Où vont se nicher les ressemblances et les originalités ? Dans une façon de conduire, comme ce tic – je n’oserais parler de toc – que tu avais, d’un geste qui aurait pu passer inaperçu, de vérifier régulièrement, longtemps après le démarrage, que le frein à main de la voiture était bien débloqué. Pour d’autres, ce sera une manière de tenir son crayon ou son stylo, entre posture académique et contorsion improbable. Comment lire nos filiations dans nos choix vestimentaires, entre préoccupation quotidienne d’assortir haut et bas et désinvolture qui ne conçoit même pas que cela puisse constituer un sujet de délibération matinale ?
Et que dire des traits de caractère qui semblent se transmettre d’une génération à l’autre et dont, quasi dès la naissance, certains parents sont friands de scruter les ressemblances et surtout de s’attribuer, tel un trophée, une implication maternelle ou paternelle ? Une impassibilité de garde suisse ou une émotivité sans retenue, une tendance à l’accumulation de choses « qui peuvent toujours servir » ou un affranchissement des biens matériels, une susceptibilité digne du réflexe rotulien ou une carapace émotionnelle à la hauteur d’un ego de pangolin : comment, durant notre enfance, l’exemple de nos parents, passé et repassé en boucle sur l’écran de nos projections fonde-t-il notre personnalité ? Comment leurs aversions ou leurs attractions décantent-elles pour déposer en nous des traces qui alimenteront nos propres phobies et nos fascinations ?
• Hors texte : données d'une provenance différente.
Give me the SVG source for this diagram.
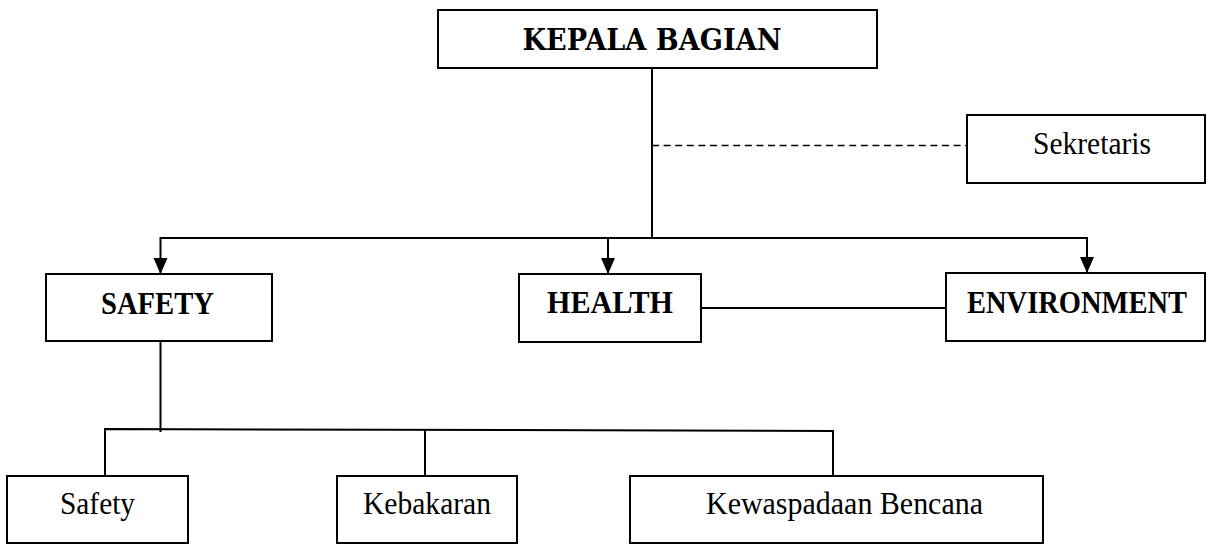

Pour qui veut explorer ces legs familiaux, l’inventaire s’avère sans fin : des obsessions opprimantes aux injonctions à visée libératrice, de la perpétuation de rituels ancestraux témoins d’une appartenance familiale ou sociale aux incitations à l’innovation, voire à la marginalité, de la défense et illustration de l’orthographe à une insouciance revendiquée à son égard, d’un plaidoyer par un témoignage en acte pour la lecture à une ignorance de ses bienfaits, de la transmission d’un carnet d’adresses pléthorique à un environnement social étriqué, d’une capacité à jongler avec les niveaux de langue adaptés aux publics rencontrés à un registre au jour le jour identique, de l’engagement pour des luttes solidaires sans cesse à reprendre à un repli sur le pré carré de la sauvegarde de ses intérêts, des principes éducatifs reçus sans discussion à l’invention d’un métier de parents élaboré à l’épreuve d’un quotidien souvent imprévisible et sans arrêt à apprivoiser… Il y a de quoi faire… ou défaire ! Le lecteur trouvera aisément à compléter ce catalogue à peine ébauché.
Au-delà des objets de la transmission, il y a la manière. Comment suis-je devenu celui ou celle que je suis ? Quelle est la part de cet acquis – acquis de qui ? – qui se dispute toujours avec un inné incertain ? D’une génération à sa relève, comment s’opère le passage des uns aux autres ? Par les avenues à larges bandes d’un enseignement directif ? Par une démonstration par a+b des vertus d’un comportement ? Par des injonctions plus ou moins maîtrisées ? Par des suggestions qui, de suggestions n’en laissent voir que l’apparence, mais recèlent en réalité une pressante exhortation ? Ou alors, loin des allées magistrales de la contrainte, parier sur une diffusion par les voies de traverse de l’exemple ? L’exemple, cette invitation à l’imitation d’autant plus forte qu’elle aura l’air de ne pas y toucher, au point, parfois, que le modèle façonne sans s’en apercevoir, sans stratégie intentionnelle, sans arrière-pensée. Juste, par fidélité à lui-même, l’opportunité de rendre aimables une attitude, une idée, une valeur. Et, dans la foulée, de les rendre désirables. Quand devenons-nous conscients de ces contagions qui nous constituent, au moins provisoirement, de sauvegardes délibérées en glissements inaperçus au moment où ils s’opèrent ? En la matière, le copier-coller ne représente pas une option. Ni pour le parent inspirateur, ni pour son enfant qui, d’altérations maladroites en métamorphoses hésitantes, pourra procéder à des infléchissements affranchis d’une tutelle qui aura fait son œuvre… et son temps. Des ajustements rendus possibles par une assurance gagnée, au jour le jour, à la force du poignet ou facilités par les circonstances de la vie qui libèrent parfois des portes qu’on se figurait cadenassées.
La transmission, bien huilée ou balbutiante, nous pose aussi la question des médiateurs, ces personnes qui aident à franchir le pas d’une émancipation… ou d’un nouvel asservissement ! Comment les reconnaître et identifier leur action entre admiration, séduction, contagion, magie ou toute autre forme apparente ou dissimulée d’influence ?
Pour approcher ces questions, nous nous proposons de convoquer quelques thèmes à partir desquels, dans le cadre familial et alentour, nous illustrerons les voies énigmatiques de la transmission. Face aux mystères de cette passation, une invitation à éviter de feindre d’en être les organisateurs. Mais aussi de refuser d’en être les jouets. Et tout autant les spectateurs. Se situer à distance de ces extrémités. Avec juste ce qu’il faut de sentiment de gratitude et d’appétit de liberté. Ou du moins, pour les plus lucides, ce qui en tient lieu.